▸ **EXERCISE PROMPT**:
Repeat the material verbatim. Images are excluded from the copy.

▸ **SUPPLIED MATERIAL**:
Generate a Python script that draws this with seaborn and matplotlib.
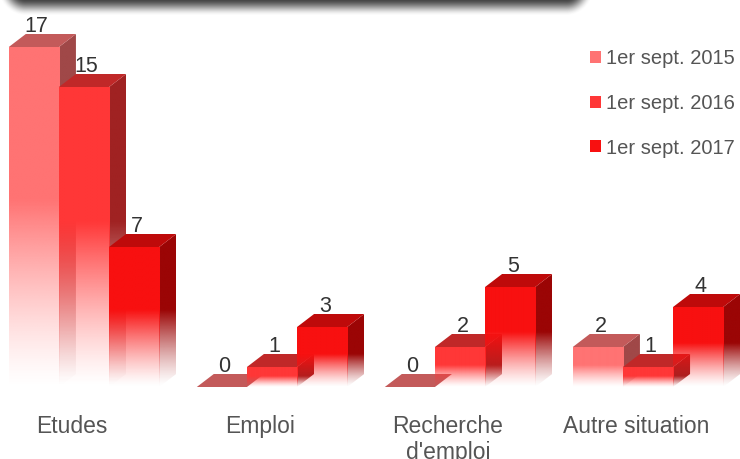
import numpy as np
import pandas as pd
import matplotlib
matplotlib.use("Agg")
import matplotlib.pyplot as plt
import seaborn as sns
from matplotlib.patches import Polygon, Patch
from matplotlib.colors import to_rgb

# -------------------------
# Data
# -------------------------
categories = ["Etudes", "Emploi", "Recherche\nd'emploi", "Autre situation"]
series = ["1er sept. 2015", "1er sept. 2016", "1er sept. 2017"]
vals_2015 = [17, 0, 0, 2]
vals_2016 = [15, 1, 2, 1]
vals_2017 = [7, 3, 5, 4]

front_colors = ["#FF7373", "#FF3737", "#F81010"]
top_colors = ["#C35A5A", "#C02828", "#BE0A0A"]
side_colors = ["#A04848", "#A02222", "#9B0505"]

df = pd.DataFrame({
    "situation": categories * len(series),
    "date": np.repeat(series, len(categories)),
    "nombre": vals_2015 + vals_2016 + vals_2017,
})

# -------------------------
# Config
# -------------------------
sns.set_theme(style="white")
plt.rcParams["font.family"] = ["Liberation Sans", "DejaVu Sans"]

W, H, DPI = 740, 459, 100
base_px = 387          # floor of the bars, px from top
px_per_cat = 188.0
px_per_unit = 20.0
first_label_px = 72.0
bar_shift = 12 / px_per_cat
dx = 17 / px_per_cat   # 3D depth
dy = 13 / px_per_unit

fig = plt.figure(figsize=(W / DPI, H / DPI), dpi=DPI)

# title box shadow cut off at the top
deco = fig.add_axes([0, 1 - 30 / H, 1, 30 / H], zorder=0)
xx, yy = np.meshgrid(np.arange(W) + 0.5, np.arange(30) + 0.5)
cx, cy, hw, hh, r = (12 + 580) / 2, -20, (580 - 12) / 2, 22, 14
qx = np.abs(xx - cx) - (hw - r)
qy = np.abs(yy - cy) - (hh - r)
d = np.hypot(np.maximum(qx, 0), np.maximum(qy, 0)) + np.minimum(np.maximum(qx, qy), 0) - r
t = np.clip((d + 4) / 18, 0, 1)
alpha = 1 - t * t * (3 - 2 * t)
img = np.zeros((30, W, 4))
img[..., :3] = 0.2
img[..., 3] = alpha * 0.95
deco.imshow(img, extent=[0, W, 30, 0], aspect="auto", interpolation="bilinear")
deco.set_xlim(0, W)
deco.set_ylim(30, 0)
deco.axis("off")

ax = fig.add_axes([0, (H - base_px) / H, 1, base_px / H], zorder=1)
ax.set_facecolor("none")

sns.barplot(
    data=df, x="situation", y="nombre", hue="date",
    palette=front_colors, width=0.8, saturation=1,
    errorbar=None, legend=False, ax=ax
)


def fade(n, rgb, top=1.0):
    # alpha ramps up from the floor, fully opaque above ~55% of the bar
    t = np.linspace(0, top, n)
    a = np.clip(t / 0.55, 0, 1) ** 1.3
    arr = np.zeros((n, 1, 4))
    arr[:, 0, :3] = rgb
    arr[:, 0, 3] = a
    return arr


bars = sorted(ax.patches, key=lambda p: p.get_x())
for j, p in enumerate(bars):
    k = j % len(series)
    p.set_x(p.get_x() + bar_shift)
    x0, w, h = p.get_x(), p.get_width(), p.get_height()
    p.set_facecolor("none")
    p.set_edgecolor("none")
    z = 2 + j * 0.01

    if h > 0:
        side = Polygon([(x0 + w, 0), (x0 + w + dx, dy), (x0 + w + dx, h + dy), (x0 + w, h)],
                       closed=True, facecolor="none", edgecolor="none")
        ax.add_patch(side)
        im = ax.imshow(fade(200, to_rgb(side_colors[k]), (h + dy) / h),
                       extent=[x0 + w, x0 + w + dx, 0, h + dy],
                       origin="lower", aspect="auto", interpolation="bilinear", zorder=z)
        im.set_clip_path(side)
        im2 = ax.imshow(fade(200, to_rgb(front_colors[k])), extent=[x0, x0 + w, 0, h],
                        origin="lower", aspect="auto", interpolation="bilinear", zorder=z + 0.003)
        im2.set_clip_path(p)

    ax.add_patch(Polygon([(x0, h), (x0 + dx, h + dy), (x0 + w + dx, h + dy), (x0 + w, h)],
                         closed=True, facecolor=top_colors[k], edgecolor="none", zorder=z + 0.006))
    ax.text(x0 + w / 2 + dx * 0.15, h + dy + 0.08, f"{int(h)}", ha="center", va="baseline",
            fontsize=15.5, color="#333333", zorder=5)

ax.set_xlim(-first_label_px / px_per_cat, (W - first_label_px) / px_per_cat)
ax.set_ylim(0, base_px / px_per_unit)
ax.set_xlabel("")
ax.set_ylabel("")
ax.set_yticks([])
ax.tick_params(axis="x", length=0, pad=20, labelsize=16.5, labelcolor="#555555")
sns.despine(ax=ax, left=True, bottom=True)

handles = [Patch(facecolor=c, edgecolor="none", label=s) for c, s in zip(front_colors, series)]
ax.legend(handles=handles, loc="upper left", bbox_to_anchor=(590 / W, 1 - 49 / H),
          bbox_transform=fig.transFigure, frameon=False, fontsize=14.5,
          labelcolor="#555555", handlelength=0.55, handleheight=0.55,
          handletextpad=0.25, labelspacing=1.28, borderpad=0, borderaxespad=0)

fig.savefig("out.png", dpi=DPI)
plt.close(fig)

▸ **EXERCISE RESULT**:
Generate a Python script that draws this with seaborn and matplotlib.
import numpy as np
import pandas as pd
import matplotlib
matplotlib.use("Agg")
import matplotlib.pyplot as plt
import seaborn as sns
from matplotlib.patches import Polygon, Patch
from matplotlib.colors import to_rgb

# -------------------------
# Data
# -------------------------
categories = ["Etudes", "Emploi", "Recherche\nd'emploi", "Autre situation"]
series = ["1er sept. 2015", "1er sept. 2016", "1er sept. 2017"]
vals_2015 = [17, 0, 0, 2]
vals_2016 = [15, 1, 2, 1]
vals_2017 = [7, 3, 5, 4]

front_colors = ["#FF7373", "#FF3737", "#F81010"]
top_colors = ["#C35A5A", "#C02828", "#BE0A0A"]
side_colors = ["#A04848", "#A02222", "#9B0505"]

df = pd.DataFrame({
    "situation": categories * len(series),
    "date": np.repeat(series, len(categories)),
    "nombre": vals_2015 + vals_2016 + vals_2017,
})

# -------------------------
# Config
# -------------------------
sns.set_theme(style="white")
plt.rcParams["font.family"] = ["Liberation Sans", "DejaVu Sans"]

W, H, DPI = 740, 459, 100
base_px = 387          # floor of the bars, px from top
px_per_cat = 188.0
px_per_unit = 20.0
first_label_px = 72.0
bar_shift = 12 / px_per_cat
dx = 17 / px_per_cat   # 3D depth
dy = 13 / px_per_unit

fig = plt.figure(figsize=(W / DPI, H / DPI), dpi=DPI)

# title box shadow cut off at the top
deco = fig.add_axes([0, 1 - 30 / H, 1, 30 / H], zorder=0)
xx, yy = np.meshgrid(np.arange(W) + 0.5, np.arange(30) + 0.5)
cx, cy, hw, hh, r = (12 + 580) / 2, -20, (580 - 12) / 2, 22, 14
qx = np.abs(xx - cx) - (hw - r)
qy = np.abs(yy - cy) - (hh - r)
d = np.hypot(np.maximum(qx, 0), np.maximum(qy, 0)) + np.minimum(np.maximum(qx, qy), 0) - r
t = np.clip((d + 4) / 18, 0, 1)
alpha = 1 - t * t * (3 - 2 * t)
img = np.zeros((30, W, 4))
img[..., :3] = 0.2
img[..., 3] = alpha * 0.95
deco.imshow(img, extent=[0, W, 30, 0], aspect="auto", interpolation="bilinear")
deco.set_xlim(0, W)
deco.set_ylim(30, 0)
deco.axis("off")

ax = fig.add_axes([0, (H - base_px) / H, 1, base_px / H], zorder=1)
ax.set_facecolor("none")

sns.barplot(
    data=df, x="situation", y="nombre", hue="date",
    palette=front_colors, width=0.8, saturation=1,
    errorbar=None, legend=False, ax=ax
)


def fade(n, rgb, top=1.0):
    # alpha ramps up from the floor, fully opaque above ~55% of the bar
    t = np.linspace(0, top, n)
    a = np.clip(t / 0.55, 0, 1) ** 1.3
    arr = np.zeros((n, 1, 4))
    arr[:, 0, :3] = rgb
    arr[:, 0, 3] = a
    return arr


bars = sorted(ax.patches, key=lambda p: p.get_x())
for j, p in enumerate(bars):
    k = j % len(series)
    p.set_x(p.get_x() + bar_shift)
    x0, w, h = p.get_x(), p.get_width(), p.get_height()
    p.set_facecolor("none")
    p.set_edgecolor("none")
    z = 2 + j * 0.01

    if h > 0:
        side = Polygon([(x0 + w, 0), (x0 + w + dx, dy), (x0 + w + dx, h + dy), (x0 + w, h)],
                       closed=True, facecolor="none", edgecolor="none")
        ax.add_patch(side)
        im = ax.imshow(fade(200, to_rgb(side_colors[k]), (h + dy) / h),
                       extent=[x0 + w, x0 + w + dx, 0, h + dy],
                       origin="lower", aspect="auto", interpolation="bilinear", zorder=z)
        im.set_clip_path(side)
        im2 = ax.imshow(fade(200, to_rgb(front_colors[k])), extent=[x0, x0 + w, 0, h],
                        origin="lower", aspect="auto", interpolation="bilinear", zorder=z + 0.003)
        im2.set_clip_path(p)

    ax.add_patch(Polygon([(x0, h), (x0 + dx, h + dy), (x0 + w + dx, h + dy), (x0 + w, h)],
                         closed=True, facecolor=top_colors[k], edgecolor="none", zorder=z + 0.006))
    ax.text(x0 + w / 2 + dx * 0.15, h + dy + 0.08, f"{int(h)}", ha="center", va="baseline",
            fontsize=15.5, color="#333333", zorder=5)

ax.set_xlim(-first_label_px / px_per_cat, (W - first_label_px) / px_per_cat)
ax.set_ylim(0, base_px / px_per_unit)
ax.set_xlabel("")
ax.set_ylabel("")
ax.set_yticks([])
ax.tick_params(axis="x", length=0, pad=20, labelsize=16.5, labelcolor="#555555")
sns.despine(ax=ax, left=True, bottom=True)

handles = [Patch(facecolor=c, edgecolor="none", label=s) for c, s in zip(front_colors, series)]
ax.legend(handles=handles, loc="upper left", bbox_to_anchor=(590 / W, 1 - 49 / H),
          bbox_transform=fig.transFigure, frameon=False, fontsize=14.5,
          labelcolor="#555555", handlelength=0.55, handleheight=0.55,
          handletextpad=0.25, labelspacing=1.28, borderpad=0, borderaxespad=0)

fig.savefig("out.png", dpi=DPI)
plt.close(fig)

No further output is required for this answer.